Beginning with the very first line, please reproduce the entries exactly through the line containing "const expectedAlma = 33.36".

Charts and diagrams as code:
>> START

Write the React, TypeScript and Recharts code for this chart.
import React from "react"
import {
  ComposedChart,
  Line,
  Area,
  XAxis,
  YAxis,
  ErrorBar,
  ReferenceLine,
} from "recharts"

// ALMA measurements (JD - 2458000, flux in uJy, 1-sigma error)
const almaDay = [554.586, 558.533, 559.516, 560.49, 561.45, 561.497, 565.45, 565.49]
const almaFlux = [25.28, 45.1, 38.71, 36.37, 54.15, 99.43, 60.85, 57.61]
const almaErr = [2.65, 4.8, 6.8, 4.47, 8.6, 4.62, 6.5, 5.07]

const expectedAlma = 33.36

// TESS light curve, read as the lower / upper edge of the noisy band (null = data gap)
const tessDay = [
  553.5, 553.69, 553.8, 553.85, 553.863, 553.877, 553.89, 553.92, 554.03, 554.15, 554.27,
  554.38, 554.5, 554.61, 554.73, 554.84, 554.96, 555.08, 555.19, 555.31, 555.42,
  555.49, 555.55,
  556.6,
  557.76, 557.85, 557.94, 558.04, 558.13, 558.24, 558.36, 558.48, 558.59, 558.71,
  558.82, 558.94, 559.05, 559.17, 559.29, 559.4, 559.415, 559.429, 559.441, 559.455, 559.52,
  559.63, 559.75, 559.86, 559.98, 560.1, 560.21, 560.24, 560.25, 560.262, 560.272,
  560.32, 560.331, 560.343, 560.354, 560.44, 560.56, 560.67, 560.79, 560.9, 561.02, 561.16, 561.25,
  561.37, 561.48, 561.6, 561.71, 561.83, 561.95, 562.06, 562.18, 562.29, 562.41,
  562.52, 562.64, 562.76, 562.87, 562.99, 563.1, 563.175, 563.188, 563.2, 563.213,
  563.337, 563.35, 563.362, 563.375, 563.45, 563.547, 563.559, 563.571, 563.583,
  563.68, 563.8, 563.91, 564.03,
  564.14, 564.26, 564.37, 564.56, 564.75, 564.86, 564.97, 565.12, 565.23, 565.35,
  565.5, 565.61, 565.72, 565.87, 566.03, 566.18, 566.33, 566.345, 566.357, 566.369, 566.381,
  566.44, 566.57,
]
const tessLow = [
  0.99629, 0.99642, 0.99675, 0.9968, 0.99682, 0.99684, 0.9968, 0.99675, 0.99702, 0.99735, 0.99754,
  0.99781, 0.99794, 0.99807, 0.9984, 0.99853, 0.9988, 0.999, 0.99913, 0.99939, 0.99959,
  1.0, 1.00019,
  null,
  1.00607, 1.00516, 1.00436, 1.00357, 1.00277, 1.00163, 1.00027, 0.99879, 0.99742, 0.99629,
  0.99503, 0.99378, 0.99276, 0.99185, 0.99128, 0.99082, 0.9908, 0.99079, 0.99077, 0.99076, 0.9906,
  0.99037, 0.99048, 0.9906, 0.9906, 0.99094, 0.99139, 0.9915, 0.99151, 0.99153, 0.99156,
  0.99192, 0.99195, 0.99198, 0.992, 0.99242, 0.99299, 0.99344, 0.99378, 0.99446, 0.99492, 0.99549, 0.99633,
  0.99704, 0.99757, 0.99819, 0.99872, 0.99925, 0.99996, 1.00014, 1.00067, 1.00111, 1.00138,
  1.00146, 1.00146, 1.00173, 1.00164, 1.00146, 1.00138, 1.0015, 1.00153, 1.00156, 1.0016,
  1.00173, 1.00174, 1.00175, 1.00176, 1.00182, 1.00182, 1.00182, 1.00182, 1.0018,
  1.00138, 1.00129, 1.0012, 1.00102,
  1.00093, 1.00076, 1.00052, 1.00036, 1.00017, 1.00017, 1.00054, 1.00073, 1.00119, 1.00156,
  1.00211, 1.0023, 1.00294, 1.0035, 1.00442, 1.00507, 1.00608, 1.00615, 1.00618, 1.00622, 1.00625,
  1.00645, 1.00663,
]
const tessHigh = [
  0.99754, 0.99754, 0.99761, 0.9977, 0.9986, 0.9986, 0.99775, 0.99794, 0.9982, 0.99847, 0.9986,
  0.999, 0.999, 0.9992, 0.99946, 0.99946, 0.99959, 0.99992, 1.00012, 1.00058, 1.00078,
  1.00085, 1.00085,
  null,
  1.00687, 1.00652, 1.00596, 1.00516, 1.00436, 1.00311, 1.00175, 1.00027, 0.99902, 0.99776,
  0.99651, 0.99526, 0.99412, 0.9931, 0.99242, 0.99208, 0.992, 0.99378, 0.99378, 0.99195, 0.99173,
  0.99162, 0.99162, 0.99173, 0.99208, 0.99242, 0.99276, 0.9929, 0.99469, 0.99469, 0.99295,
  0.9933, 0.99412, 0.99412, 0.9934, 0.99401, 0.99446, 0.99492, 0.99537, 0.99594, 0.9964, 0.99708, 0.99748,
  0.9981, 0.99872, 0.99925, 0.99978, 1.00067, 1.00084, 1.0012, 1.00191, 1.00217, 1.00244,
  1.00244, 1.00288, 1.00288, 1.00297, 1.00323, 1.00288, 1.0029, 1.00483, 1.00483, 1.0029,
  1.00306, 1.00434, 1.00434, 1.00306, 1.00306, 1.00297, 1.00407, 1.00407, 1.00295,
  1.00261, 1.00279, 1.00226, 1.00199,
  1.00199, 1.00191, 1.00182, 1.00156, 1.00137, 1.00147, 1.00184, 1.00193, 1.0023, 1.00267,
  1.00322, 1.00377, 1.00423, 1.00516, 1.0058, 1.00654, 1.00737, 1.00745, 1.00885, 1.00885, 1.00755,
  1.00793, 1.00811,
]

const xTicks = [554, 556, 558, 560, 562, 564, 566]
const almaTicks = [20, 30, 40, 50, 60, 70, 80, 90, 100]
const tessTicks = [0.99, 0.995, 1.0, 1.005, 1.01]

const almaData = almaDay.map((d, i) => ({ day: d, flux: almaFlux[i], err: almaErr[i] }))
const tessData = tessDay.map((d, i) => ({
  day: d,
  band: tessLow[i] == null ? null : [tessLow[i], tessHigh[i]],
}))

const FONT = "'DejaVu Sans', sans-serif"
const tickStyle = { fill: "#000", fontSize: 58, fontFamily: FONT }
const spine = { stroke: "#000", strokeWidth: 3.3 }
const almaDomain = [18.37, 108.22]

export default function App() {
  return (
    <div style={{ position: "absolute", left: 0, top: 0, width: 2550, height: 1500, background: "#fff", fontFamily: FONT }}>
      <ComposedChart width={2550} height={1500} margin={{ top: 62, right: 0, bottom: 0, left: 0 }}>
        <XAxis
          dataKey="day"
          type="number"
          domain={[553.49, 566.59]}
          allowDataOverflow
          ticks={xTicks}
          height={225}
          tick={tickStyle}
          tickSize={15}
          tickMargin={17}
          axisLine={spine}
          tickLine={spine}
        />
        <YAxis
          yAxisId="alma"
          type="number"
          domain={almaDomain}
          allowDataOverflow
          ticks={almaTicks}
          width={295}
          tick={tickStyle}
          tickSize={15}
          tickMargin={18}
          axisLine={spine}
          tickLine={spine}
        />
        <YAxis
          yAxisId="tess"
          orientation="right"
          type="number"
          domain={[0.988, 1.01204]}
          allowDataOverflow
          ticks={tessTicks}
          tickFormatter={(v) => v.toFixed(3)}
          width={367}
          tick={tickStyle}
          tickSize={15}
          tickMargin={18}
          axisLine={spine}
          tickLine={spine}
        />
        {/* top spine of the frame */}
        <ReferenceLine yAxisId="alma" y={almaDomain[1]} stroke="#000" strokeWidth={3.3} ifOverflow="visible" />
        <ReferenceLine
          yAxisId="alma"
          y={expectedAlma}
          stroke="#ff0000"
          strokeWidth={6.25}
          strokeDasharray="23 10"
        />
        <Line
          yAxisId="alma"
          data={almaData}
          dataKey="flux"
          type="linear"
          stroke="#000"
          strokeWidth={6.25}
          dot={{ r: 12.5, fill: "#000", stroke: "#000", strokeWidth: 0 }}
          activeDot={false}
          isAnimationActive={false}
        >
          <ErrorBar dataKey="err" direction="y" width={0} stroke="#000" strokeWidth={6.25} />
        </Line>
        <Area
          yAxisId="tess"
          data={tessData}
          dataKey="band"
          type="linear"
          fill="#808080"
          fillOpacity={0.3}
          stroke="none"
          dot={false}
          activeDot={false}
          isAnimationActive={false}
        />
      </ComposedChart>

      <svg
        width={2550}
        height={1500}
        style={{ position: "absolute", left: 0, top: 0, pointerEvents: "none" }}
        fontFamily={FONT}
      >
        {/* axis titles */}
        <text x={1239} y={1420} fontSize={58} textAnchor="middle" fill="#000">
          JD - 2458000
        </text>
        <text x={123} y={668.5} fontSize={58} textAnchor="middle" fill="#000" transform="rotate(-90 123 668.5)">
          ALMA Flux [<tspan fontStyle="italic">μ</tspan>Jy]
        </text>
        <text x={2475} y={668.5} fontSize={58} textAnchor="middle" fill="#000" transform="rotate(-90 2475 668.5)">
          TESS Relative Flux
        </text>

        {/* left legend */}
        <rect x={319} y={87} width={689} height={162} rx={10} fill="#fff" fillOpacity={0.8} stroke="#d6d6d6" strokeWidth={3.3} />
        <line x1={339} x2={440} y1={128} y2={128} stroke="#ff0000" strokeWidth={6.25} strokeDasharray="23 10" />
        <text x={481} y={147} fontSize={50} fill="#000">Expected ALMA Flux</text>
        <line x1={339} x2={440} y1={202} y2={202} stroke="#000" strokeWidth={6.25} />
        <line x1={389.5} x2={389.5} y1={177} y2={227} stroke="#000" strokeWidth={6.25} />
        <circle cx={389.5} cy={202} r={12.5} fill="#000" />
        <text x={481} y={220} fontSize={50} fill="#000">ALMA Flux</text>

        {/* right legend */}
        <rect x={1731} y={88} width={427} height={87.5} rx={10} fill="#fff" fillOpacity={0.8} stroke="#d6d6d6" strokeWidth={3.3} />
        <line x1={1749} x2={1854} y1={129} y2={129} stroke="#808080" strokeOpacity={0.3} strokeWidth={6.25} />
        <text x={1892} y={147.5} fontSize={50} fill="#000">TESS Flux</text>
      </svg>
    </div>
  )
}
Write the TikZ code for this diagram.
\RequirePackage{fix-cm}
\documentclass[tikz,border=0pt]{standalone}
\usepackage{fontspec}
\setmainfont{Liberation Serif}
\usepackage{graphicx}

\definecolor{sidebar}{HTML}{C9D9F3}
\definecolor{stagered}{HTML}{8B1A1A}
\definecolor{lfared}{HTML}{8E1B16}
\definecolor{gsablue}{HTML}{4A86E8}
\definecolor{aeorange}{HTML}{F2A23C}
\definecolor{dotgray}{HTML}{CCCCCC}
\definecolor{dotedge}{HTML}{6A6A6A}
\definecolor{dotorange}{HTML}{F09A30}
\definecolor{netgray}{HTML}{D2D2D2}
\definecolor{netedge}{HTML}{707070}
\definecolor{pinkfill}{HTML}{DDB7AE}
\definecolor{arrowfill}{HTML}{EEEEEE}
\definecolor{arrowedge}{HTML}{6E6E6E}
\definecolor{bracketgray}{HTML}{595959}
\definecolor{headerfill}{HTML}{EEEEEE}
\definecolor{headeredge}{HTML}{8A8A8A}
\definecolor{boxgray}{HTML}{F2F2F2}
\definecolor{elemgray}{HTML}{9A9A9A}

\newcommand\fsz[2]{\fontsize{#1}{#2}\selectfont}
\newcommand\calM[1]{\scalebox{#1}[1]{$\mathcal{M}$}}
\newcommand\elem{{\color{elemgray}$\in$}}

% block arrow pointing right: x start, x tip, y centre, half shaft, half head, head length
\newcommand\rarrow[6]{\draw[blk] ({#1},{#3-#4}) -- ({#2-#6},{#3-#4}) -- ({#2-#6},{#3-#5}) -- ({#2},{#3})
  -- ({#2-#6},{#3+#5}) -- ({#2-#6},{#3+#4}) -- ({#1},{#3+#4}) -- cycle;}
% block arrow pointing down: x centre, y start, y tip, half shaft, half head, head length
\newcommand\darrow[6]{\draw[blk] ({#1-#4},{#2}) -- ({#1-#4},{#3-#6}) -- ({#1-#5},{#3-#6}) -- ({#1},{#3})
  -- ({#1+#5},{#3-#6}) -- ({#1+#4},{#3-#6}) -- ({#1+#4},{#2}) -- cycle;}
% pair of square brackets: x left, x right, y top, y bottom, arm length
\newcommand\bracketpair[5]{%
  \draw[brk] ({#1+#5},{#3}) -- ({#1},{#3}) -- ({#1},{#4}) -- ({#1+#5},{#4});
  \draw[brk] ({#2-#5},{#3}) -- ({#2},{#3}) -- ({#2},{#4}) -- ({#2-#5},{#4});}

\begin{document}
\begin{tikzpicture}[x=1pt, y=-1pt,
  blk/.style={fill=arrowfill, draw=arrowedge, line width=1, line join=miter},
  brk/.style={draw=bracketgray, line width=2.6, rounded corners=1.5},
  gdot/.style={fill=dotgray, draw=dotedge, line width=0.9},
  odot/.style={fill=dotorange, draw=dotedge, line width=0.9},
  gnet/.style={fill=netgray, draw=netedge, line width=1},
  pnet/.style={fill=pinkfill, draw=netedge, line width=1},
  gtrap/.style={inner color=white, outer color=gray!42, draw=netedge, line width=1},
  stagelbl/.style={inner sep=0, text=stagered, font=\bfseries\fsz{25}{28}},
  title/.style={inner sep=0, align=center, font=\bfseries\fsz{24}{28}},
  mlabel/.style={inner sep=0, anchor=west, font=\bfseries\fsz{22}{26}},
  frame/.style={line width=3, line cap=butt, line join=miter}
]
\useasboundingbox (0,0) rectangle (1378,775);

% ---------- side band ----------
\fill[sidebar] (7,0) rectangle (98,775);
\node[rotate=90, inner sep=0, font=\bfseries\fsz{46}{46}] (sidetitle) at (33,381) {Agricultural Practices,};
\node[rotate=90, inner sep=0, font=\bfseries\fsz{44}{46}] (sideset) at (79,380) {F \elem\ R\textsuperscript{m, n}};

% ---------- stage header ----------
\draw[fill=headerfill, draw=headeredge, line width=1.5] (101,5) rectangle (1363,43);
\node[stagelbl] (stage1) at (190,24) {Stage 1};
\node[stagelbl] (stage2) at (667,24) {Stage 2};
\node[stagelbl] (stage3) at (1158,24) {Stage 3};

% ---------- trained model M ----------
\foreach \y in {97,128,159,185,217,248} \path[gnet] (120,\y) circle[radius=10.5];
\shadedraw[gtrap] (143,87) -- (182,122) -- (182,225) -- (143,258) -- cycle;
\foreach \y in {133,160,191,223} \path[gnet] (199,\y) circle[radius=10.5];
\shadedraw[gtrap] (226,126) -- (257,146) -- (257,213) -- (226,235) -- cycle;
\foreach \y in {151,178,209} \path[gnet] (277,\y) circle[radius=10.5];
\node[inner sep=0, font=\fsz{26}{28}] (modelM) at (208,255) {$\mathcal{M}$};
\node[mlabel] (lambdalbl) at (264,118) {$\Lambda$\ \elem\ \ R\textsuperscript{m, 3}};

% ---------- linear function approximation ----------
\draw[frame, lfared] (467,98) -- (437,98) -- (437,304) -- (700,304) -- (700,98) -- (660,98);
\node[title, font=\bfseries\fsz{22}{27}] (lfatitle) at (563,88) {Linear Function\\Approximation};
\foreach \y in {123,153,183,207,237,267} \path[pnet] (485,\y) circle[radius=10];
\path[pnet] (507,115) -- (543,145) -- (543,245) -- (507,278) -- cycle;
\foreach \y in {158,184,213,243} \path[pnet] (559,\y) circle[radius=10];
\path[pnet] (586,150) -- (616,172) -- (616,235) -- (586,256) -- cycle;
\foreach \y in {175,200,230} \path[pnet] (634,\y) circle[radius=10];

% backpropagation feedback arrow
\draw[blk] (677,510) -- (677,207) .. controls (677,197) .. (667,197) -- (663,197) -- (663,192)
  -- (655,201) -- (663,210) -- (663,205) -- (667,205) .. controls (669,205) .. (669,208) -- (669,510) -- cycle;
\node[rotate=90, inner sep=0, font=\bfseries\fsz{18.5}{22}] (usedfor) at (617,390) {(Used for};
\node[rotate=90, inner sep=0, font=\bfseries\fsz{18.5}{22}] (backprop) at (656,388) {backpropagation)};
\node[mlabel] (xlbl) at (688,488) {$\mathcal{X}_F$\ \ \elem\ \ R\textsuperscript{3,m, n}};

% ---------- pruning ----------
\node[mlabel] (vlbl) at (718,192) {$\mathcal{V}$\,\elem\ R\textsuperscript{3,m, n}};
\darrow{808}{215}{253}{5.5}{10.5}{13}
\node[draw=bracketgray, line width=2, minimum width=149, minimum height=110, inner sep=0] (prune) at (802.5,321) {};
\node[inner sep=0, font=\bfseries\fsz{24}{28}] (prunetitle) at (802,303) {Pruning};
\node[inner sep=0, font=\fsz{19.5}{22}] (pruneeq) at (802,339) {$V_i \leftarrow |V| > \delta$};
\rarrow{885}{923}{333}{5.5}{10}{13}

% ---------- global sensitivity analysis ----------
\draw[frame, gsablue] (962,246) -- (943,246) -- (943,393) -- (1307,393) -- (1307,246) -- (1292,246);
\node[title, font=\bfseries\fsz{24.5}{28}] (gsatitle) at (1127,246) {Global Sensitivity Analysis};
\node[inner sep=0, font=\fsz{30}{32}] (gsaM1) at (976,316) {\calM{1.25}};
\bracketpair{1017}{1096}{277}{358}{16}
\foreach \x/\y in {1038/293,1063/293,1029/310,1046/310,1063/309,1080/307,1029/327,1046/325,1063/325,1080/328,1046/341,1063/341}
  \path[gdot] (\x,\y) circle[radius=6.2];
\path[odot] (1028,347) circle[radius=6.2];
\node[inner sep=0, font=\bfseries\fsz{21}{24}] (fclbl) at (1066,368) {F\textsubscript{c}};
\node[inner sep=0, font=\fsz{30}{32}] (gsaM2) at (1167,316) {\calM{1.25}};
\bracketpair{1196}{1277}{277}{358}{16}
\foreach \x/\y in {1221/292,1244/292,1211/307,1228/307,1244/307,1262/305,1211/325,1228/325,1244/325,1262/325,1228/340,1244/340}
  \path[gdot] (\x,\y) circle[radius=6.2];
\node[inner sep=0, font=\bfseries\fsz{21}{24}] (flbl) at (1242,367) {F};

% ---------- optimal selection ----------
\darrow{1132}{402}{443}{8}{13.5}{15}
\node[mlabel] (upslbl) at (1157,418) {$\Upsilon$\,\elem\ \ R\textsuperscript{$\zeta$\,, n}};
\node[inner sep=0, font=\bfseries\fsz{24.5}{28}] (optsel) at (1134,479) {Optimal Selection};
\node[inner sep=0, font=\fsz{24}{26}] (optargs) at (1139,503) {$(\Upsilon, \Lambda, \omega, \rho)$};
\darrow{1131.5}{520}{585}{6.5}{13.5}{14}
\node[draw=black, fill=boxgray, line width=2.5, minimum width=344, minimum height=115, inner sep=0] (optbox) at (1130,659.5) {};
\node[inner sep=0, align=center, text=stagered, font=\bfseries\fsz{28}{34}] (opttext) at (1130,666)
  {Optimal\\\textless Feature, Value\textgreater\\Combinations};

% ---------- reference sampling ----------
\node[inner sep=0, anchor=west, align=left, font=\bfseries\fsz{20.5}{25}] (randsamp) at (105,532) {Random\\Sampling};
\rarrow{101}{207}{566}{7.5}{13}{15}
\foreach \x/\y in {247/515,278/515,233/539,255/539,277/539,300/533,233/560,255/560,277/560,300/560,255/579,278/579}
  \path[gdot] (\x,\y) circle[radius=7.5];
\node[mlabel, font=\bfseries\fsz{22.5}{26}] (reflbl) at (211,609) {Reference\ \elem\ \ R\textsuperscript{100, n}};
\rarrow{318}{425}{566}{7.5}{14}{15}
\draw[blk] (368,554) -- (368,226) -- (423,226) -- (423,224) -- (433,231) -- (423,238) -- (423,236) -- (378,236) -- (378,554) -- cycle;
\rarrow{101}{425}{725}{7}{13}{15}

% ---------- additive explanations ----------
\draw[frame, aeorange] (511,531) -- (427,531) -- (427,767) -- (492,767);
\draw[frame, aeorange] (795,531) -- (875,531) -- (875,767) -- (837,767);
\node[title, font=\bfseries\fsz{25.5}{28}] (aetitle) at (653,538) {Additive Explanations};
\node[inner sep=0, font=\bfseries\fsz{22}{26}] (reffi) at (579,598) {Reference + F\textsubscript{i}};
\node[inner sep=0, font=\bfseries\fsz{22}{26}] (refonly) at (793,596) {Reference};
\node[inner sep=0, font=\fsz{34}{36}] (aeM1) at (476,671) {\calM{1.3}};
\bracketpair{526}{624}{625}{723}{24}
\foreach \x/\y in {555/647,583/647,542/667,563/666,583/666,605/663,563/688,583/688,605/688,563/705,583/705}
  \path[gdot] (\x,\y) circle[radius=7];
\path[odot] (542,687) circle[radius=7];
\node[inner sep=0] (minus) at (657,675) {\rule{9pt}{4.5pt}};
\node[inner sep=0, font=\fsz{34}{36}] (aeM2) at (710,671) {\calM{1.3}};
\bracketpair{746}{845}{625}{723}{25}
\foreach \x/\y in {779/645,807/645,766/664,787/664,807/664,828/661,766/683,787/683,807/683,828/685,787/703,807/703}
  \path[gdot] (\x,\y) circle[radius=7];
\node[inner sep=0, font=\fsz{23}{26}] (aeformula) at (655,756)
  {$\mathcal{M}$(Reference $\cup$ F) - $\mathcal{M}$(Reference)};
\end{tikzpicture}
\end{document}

>> END

__FULL OUTPUT__.
Write the React, TypeScript and Recharts code for this chart.
import React from "react"
import {
  ComposedChart,
  Line,
  Area,
  XAxis,
  YAxis,
  ErrorBar,
  ReferenceLine,
} from "recharts"

// ALMA measurements (JD - 2458000, flux in uJy, 1-sigma error)
const almaDay = [554.586, 558.533, 559.516, 560.49, 561.45, 561.497, 565.45, 565.49]
const almaFlux = [25.28, 45.1, 38.71, 36.37, 54.15, 99.43, 60.85, 57.61]
const almaErr = [2.65, 4.8, 6.8, 4.47, 8.6, 4.62, 6.5, 5.07]

const expectedAlma = 33.36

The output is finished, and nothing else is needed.